• [Short problem]
Leave out the pictures and set down exactly the lines from the start of the listing through the one with "plt.rcParams['font.family'] = ['Liberation", both included.

• [Input]

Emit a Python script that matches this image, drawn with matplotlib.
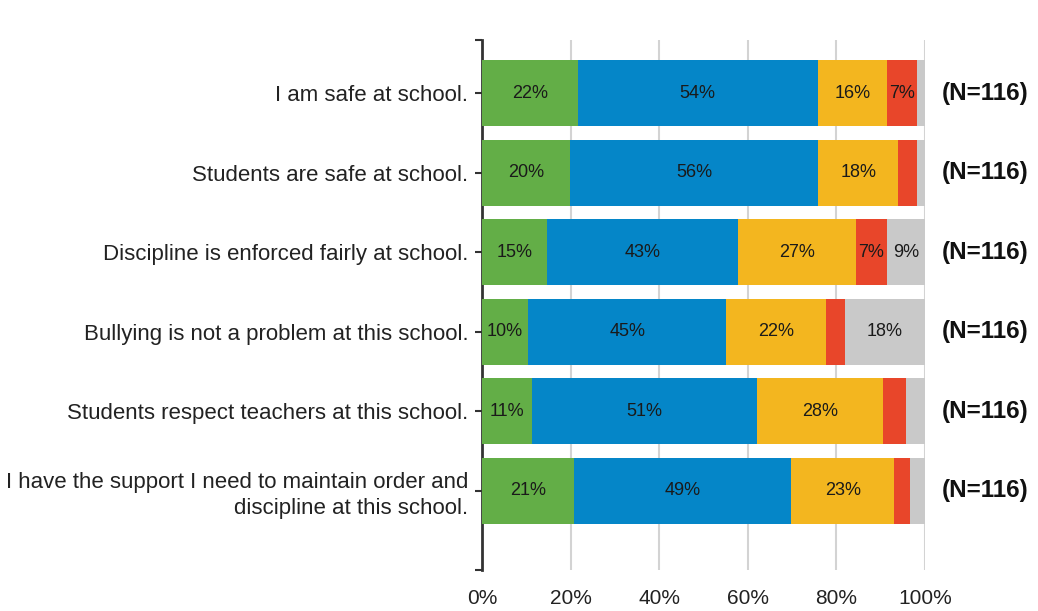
import matplotlib
matplotlib.use("Agg")
import matplotlib.pyplot as plt
import numpy as np

plt.rcParams['font.family'] = ['Liberation Sans', 'DejaVu Sans']

# survey items (top to bottom) and response counts out of N=116
statements = [
    "I am safe at school.",
    "Students are safe at school.",
    "Discipline is enforced fairly at school.",
    "Bullying is not a problem at this school.",
    "Students respect teachers at this school.",
    "I have the support I need to maintain order and\ndiscipline at this school.",
]
strongly_agree = [25, 23, 17, 12, 13, 24]
agree = [63, 65, 50, 52, 59, 57]
disagree = [18, 21, 31, 26, 33, 27]
strongly_disagree = [8, 5, 8, 5, 6, 4]
dont_know = [2, 2, 10, 21, 5, 4]
n_resp = [116, 116, 116, 116, 116, 116]

series = [strongly_agree, agree, disagree, strongly_disagree, dont_know]
farger = ["#63AE47", "#0586C8", "#F3B61F", "#E8462A", "#C9C9C9"]

fig = plt.figure(figsize=(10.38, 6.11), dpi=100)
ax = fig.add_axes([0.4644, 0.0671, 0.8911 - 0.4644, 0.9345 - 0.0671])

y = np.arange(len(statements))
venstre = np.zeros(len(statements))
for verdier, farge in zip(series, farger):
    pst = np.array(verdier) / np.array(n_resp) * 100
    ax.barh(y, pst, left=venstre, height=0.83, color=farge, zorder=3)
    for i in range(len(y)):
        # small segments get no label
        if pst[i] >= 6:
            ax.text(venstre[i] + pst[i] / 2, y[i], f"{pst[i]:.0f}%",
                    ha="center", va="center", fontsize=13, color="#1a1a1a", zorder=4)
    venstre += pst

for i in range(len(y)):
    ax.text(103.8, y[i], f"(N={n_resp[i]})", ha="left", va="center",
            fontsize=17.5, fontweight="bold", color="#111111")

ax.set_xlim(0, 100)
ax.set_ylim(len(statements), -0.67)
ax.set_xticks([0, 20, 40, 60, 80, 100])
ax.set_xticklabels(["0%", "20%", "40%", "60%", "80%", "100%"], fontsize=15, color="#222222")
ax.set_yticks(y)
ax.set_yticklabels(statements, fontsize=16, color="#222222", linespacing=1.3)
ax.set_yticks([-0.67, len(statements)], minor=True)
ax.tick_params(axis="y", which="both", direction="out", length=5, width=1.5, color="#333333", pad=5)
ax.tick_params(axis="x", length=0, pad=14)

ax.grid(axis="x", color="#D3D3D3", linewidth=1.5, zorder=0)
for s in ["top", "right", "bottom"]:
    ax.spines[s].set_visible(False)
ax.spines["left"].set_linewidth(2)
ax.spines["left"].set_color("#333333")

fig.savefig("out.png", dpi=100)
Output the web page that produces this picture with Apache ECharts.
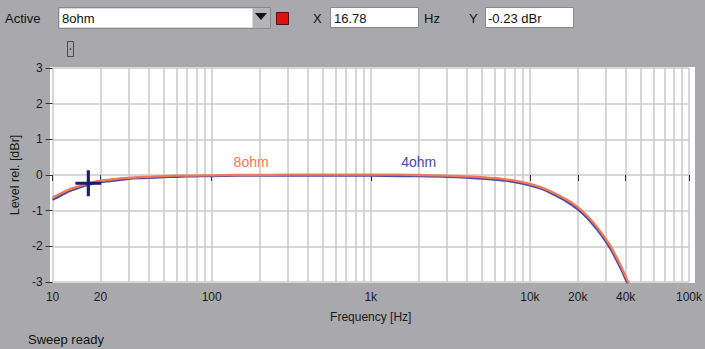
<!DOCTYPE html>
<html>
<head>
<meta charset="utf-8">
<script src="https://cdn.jsdelivr.net/npm/echarts@6/dist/echarts.min.js"></script>
<style>
html,body{margin:0;padding:0;background:#a9a9ad;}
#chart{width:705px;height:349px;}
</style>
</head>
<body>
<div id="chart"></div>
<script>
// ---- data ----
const seriesNames = ['8ohm', '4ohm'];
const freqs = [10, 11, 12, 13, 14, 15, 16.78, 18, 20, 23, 26, 30, 35, 40, 50, 60, 70, 85, 100, 150, 200, 300, 500, 700, 1000, 1500, 2000, 3000, 4000, 5000, 6000, 7000, 8500, 10000, 12000, 14000, 17000, 20000, 23000, 26000, 29000, 32000, 35000, 38000, 41000, 42000];
const level8ohm = [-0.63, -0.54, -0.46, -0.39, -0.34, -0.3, -0.23, -0.2, -0.16, -0.13, -0.1, -0.08, -0.06, -0.05, -0.03, -0.02, -0.02, -0.01, -0.01, 0.0, 0.0, 0.01, 0.01, 0.01, 0.01, 0.01, 0.0, -0.02, -0.04, -0.06, -0.09, -0.12, -0.18, -0.25, -0.36, -0.49, -0.69, -0.9, -1.15, -1.42, -1.7, -1.98, -2.3, -2.62, -2.95, -3.05];
const level4ohm = [-0.69, -0.6, -0.51, -0.44, -0.39, -0.34, -0.27, -0.24, -0.2, -0.17, -0.14, -0.11, -0.09, -0.08, -0.06, -0.05, -0.04, -0.03, -0.03, -0.02, -0.02, -0.02, -0.02, -0.02, -0.02, -0.03, -0.03, -0.05, -0.07, -0.1, -0.13, -0.16, -0.22, -0.29, -0.4, -0.54, -0.74, -0.96, -1.21, -1.49, -1.77, -2.06, -2.38, -2.7, -3.04, -3.14];
const cursorPoint = [16.78, -0.23];
const xTickValues = [10, 20, 100, 1000, 10000, 20000, 40000, 100000];
const xTickLabels = ['10', '20', '100', '1k', '10k', '20k', '40k', '100k'];
const gridFreqs = [10,20,30,40,50,60,70,80,90,100,200,300,400,500,600,700,800,900,1000,2000,3000,4000,5000,6000,7000,8000,9000,10000,20000,30000,40000,50000,60000,70000,80000,90000,100000];
const yTicks = [-3, -2, -1, 0, 1, 2, 3];

const FONT = '"Liberation Sans", Arial, sans-serif';
const ORANGE = '#f07a55';
const BLUE = '#4a4aa8';

const pairs = (xs, ys) => xs.map((x, i) => [x, ys[i]]);

const chart = echarts.init(document.getElementById('chart'), null, {renderer: 'svg'});

const option = {
  backgroundColor: '#a9a9ad',
  animation: false,
  textStyle: {fontFamily: FONT},
  grid: {left: 51, right: 13, top: 68, bottom: 67, containLabel: false},
  xAxis: [
    {
      type: 'log', logBase: 10, min: 10, max: 100000,
      name: 'Frequency [Hz]', nameLocation: 'middle', nameGap: 29,
      nameTextStyle: {fontSize: 12, color: '#1a1a1a', fontFamily: FONT},
      axisLine: {show: false},
      axisTick: {show: true, length: 6, customValues: xTickValues, lineStyle: {color: '#333', width: 1}},
      axisLabel: {
        customValues: xTickValues, margin: 9, fontSize: 12, color: '#1a1a1a', fontFamily: FONT,
        formatter: v => { const i = xTickValues.findIndex(t => Math.abs(t - v) / t < 1e-6); return i >= 0 ? xTickLabels[i] : ''; }
      },
      splitLine: {show: false}
    },
    {
      type: 'log', logBase: 10, min: 10, max: 100000, position: 'bottom',
      axisLine: {show: false},
      axisTick: {show: false, customValues: gridFreqs},
      axisLabel: {show: false},
      splitLine: {show: true, lineStyle: {color: '#c9c9c9', width: 1.5}}
    }
  ],
  yAxis: {
    type: 'value', min: -3, max: 3, interval: 1,
    name: 'Level rel. [dBr]', nameLocation: 'middle', nameGap: 27,
    nameTextStyle: {fontSize: 12.5, color: '#1a1a1a', fontFamily: FONT},
    axisLine: {show: false},
    axisTick: {show: true, length: 7, lineStyle: {color: '#333', width: 1}},
    axisLabel: {margin: 10, fontSize: 12, color: '#1a1a1a', fontFamily: FONT},
    splitLine: {show: true, lineStyle: {color: '#c9c9c9', width: 1.5}}
  },
  graphic: [
    {type: 'rect', z: -10, silent: true, shape: {x: 50, y: 67, width: 645, height: 216}, style: {fill: '#ffffff'}},
    // toolbar
    {type: 'text', x: 5, y: 18, style: {text: 'Active', font: '13px ' + FONT, fill: '#111', verticalAlign: 'middle'}},
    {type: 'rect', shape: {x: 58.5, y: 7.5, width: 212, height: 21}, style: {fill: '#b4b4b8', stroke: '#8a8a8e', lineWidth: 1}},
    {type: 'rect', shape: {x: 59.5, y: 8.5, width: 193, height: 19}, style: {fill: '#ffffff'}},
    {type: 'text', x: 62, y: 18, style: {text: seriesNames[0], font: '13px ' + FONT, fill: '#111', verticalAlign: 'middle'}},
    {type: 'polygon', shape: {points: [[255, 13], [267, 13], [261, 20]]}, style: {fill: '#111'}},
    {type: 'rect', shape: {x: 276.5, y: 12.5, width: 12, height: 12}, style: {fill: '#e01212', stroke: '#5a1010', lineWidth: 1}},
    {type: 'text', x: 313, y: 18, style: {text: 'X', font: '13px ' + FONT, fill: '#111', verticalAlign: 'middle'}},
    {type: 'rect', shape: {x: 330.5, y: 7.5, width: 88, height: 20}, style: {fill: '#ffffff', stroke: '#8a8a8e', lineWidth: 1}},
    {type: 'text', x: 334, y: 18, style: {text: '16.78', font: '13px ' + FONT, fill: '#111', verticalAlign: 'middle'}},
    {type: 'text', x: 424, y: 18, style: {text: 'Hz', font: '13px ' + FONT, fill: '#111', verticalAlign: 'middle'}},
    {type: 'text', x: 469, y: 18, style: {text: 'Y', font: '13px ' + FONT, fill: '#111', verticalAlign: 'middle'}},
    {type: 'rect', shape: {x: 485.5, y: 7.5, width: 88, height: 20}, style: {fill: '#ffffff', stroke: '#8a8a8e', lineWidth: 1}},
    {type: 'text', x: 488, y: 18, style: {text: '-0.23 dBr', font: '13px ' + FONT, fill: '#111', verticalAlign: 'middle'}},
    {type: 'rect', shape: {x: 67.5, y: 41.5, width: 6, height: 15}, style: {fill: 'none', stroke: '#4a4a4a', lineWidth: 1}},
    {type: 'circle', shape: {cx: 70.5, cy: 49, r: 0.9}, style: {fill: '#4a4a4a'}},
    {type: 'text', x: 28, y: 339, style: {text: 'Sweep ready', font: '13px ' + FONT, fill: '#111', verticalAlign: 'middle'}}
  ],
  series: [
    {
      name: seriesNames[1], type: 'line', xAxisIndex: 0, data: pairs(freqs, level4ohm),
      showSymbol: false, smooth: 0.2, z: 3,
      lineStyle: {color: BLUE, width: 2.3},
      markPoint: {
        symbol: 'circle', symbolSize: 0, silent: true,
        label: {show: true, position: 'inside', formatter: seriesNames[1], color: '#4a4aa0', fontSize: 14, fontFamily: FONT},
        data: [{coord: [2000, 0.36]}]
      }
    },
    {
      name: seriesNames[0], type: 'line', xAxisIndex: 0, data: pairs(freqs, level8ohm),
      showSymbol: false, smooth: 0.2, z: 4,
      lineStyle: {color: ORANGE, width: 2.3},
      markPoint: {
        symbol: 'circle', symbolSize: 0, silent: true,
        label: {show: true, position: 'inside', formatter: seriesNames[0], color: '#f07a55', fontSize: 14, fontFamily: FONT},
        data: [{coord: [177, 0.36]}]
      }
    },
    {
      name: 'cursor', type: 'scatter', xAxisIndex: 0, data: [cursorPoint], z: 6, silent: true,
      symbol: 'path://M11,0h3v11h11v3h-11v11h-3v-11h-11v-3h11z', symbolSize: [26, 26],
      itemStyle: {color: '#1c1c6e', opacity: 1}
    }
  ]
};
chart.setOption(option);
</script>
</body>
</html>
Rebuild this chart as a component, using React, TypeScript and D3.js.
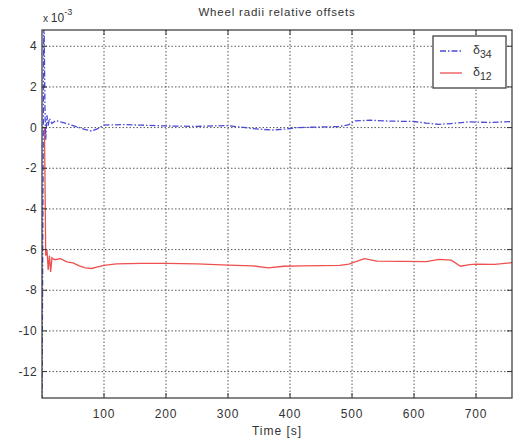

• [Task answer]
Emit a Python script that matches this image, drawn with matplotlib.
import matplotlib
matplotlib.use("Agg")
import matplotlib.pyplot as plt
import numpy as np

plt.rcParams['font.family'] = ['Liberation Sans', 'DejaVu Sans']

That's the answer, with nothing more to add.